(begin)
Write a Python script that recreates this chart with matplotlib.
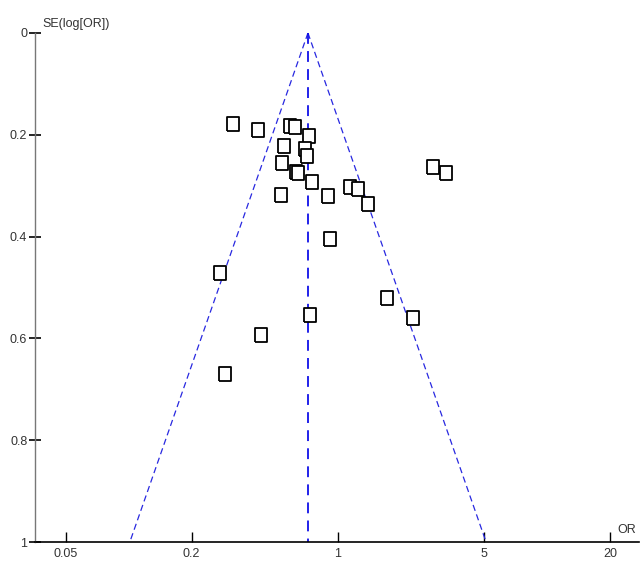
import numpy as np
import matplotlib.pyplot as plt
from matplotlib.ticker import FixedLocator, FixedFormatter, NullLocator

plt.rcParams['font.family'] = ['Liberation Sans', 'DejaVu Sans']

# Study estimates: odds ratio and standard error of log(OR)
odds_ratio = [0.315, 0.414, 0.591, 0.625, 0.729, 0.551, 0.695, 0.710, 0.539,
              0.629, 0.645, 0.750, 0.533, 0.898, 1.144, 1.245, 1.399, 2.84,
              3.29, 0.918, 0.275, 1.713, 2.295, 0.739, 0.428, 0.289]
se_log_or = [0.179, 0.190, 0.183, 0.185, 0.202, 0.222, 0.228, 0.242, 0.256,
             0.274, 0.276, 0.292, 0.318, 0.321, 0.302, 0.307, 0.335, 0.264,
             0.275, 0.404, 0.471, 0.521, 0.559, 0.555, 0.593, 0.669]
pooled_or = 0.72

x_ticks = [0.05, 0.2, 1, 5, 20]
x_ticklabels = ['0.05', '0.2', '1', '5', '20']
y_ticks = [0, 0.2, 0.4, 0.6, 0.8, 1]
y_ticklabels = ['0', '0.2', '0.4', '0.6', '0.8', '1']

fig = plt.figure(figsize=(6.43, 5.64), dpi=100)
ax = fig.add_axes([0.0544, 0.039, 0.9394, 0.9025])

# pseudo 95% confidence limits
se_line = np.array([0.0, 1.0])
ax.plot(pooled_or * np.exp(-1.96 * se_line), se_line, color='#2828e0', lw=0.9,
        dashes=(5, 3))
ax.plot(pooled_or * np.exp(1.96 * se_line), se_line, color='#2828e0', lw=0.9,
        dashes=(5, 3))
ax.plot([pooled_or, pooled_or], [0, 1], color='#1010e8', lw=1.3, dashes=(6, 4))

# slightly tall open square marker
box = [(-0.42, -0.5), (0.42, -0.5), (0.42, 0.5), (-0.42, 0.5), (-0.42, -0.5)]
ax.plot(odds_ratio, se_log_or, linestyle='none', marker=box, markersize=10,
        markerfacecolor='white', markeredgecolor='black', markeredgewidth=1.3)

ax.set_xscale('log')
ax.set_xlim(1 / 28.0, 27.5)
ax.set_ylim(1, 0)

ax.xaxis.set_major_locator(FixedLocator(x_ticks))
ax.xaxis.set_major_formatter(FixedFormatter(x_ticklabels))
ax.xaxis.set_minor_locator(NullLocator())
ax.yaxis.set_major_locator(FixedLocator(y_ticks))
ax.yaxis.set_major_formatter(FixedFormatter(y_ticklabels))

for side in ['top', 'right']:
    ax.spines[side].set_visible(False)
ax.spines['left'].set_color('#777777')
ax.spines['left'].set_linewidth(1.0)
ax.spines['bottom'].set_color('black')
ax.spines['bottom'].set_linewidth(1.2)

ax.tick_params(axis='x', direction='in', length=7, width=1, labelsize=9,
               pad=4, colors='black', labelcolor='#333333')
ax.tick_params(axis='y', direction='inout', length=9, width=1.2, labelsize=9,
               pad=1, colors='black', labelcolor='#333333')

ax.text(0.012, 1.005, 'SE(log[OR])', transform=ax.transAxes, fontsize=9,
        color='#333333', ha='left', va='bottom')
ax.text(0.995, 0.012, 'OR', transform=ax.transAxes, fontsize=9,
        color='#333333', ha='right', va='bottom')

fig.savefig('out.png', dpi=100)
(end)
▶ [Exercise task] Repeat only what lies between the start of the data and the end of the line containing "lw=1.3, dashes=(6, 4))", exactly, with pictures left out.

▶ [Exercise result]
Write a Python script that recreates this chart with matplotlib.
import numpy as np
import matplotlib.pyplot as plt
from matplotlib.ticker import FixedLocator, FixedFormatter, NullLocator

plt.rcParams['font.family'] = ['Liberation Sans', 'DejaVu Sans']

# Study estimates: odds ratio and standard error of log(OR)
odds_ratio = [0.315, 0.414, 0.591, 0.625, 0.729, 0.551, 0.695, 0.710, 0.539,
              0.629, 0.645, 0.750, 0.533, 0.898, 1.144, 1.245, 1.399, 2.84,
              3.29, 0.918, 0.275, 1.713, 2.295, 0.739, 0.428, 0.289]
se_log_or = [0.179, 0.190, 0.183, 0.185, 0.202, 0.222, 0.228, 0.242, 0.256,
             0.274, 0.276, 0.292, 0.318, 0.321, 0.302, 0.307, 0.335, 0.264,
             0.275, 0.404, 0.471, 0.521, 0.559, 0.555, 0.593, 0.669]
pooled_or = 0.72

x_ticks = [0.05, 0.2, 1, 5, 20]
x_ticklabels = ['0.05', '0.2', '1', '5', '20']
y_ticks = [0, 0.2, 0.4, 0.6, 0.8, 1]
y_ticklabels = ['0', '0.2', '0.4', '0.6', '0.8', '1']

fig = plt.figure(figsize=(6.43, 5.64), dpi=100)
ax = fig.add_axes([0.0544, 0.039, 0.9394, 0.9025])

# pseudo 95% confidence limits
se_line = np.array([0.0, 1.0])
ax.plot(pooled_or * np.exp(-1.96 * se_line), se_line, color='#2828e0', lw=0.9,
        dashes=(5, 3))
ax.plot(pooled_or * np.exp(1.96 * se_line), se_line, color='#2828e0', lw=0.9,
        dashes=(5, 3))
ax.plot([pooled_or, pooled_or], [0, 1], color='#1010e8', lw=1.3, dashes=(6, 4))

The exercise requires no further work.